Wow, I guess Mr. Hogan is right. Calling for back-up to deal with one guy with a knife is not the best strategy. Im convinced. But, oh wait, in my article I was referring to shootings and terrorist attacks when I said Public Safety would have to call for back-up, not random, conveniently-placed muggings.

In addition, your concluding paragraph is so mind-numbingly sardonic that I barely understood your point. I pose this question, if you were able to take the danger of crossing the street away without any harm to yourself, would you? We cannot solve all safety problems with guns, but why not try to stop some of them? That is the opportunity we have here, and it is ridiculous to argue against it.

Mr. Hogan actually missed my point entirely, but lets see if I can clear things up. Ill try to type very slowly. The purpose of my street-crossing analogy was not to say that I love danger. The point is that there is no real danger involved in crossing the street, even though theres always that slim possibility that I could be run down in traffic.

I guess we could build bridges over every street to make sure nothing happens, but that would be a waste of time and money. I know this was confusing last time, so Ill break it down. The street = everyday life. Building the bridge = arming Public Safety. The bridge might make us slightly safer, but its a gross overreaction to a virtually non-existent danger.

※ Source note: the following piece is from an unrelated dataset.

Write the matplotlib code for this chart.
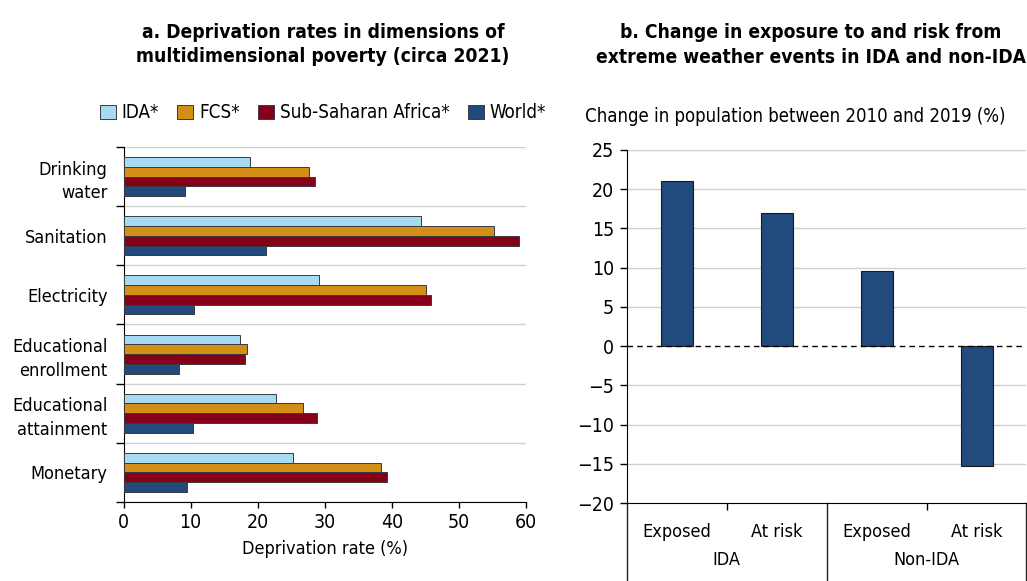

The point of my response was that it doesnt make sense for us to live in fear, especially when there is no credible threat to our lives. Keep in mind, the article I originally responded to said we were at risk of being attacked by terrorists. Even Mr. Hogan (who admitted that this is a safe campus) must agree that worrying about terrorist attacks at Brandeis is irrational. Im all in favor of avoiding danger, but I have yet to see convincing evidence that arming Public Safety makes us any safer. Well, except of course from conveniently-place muggings.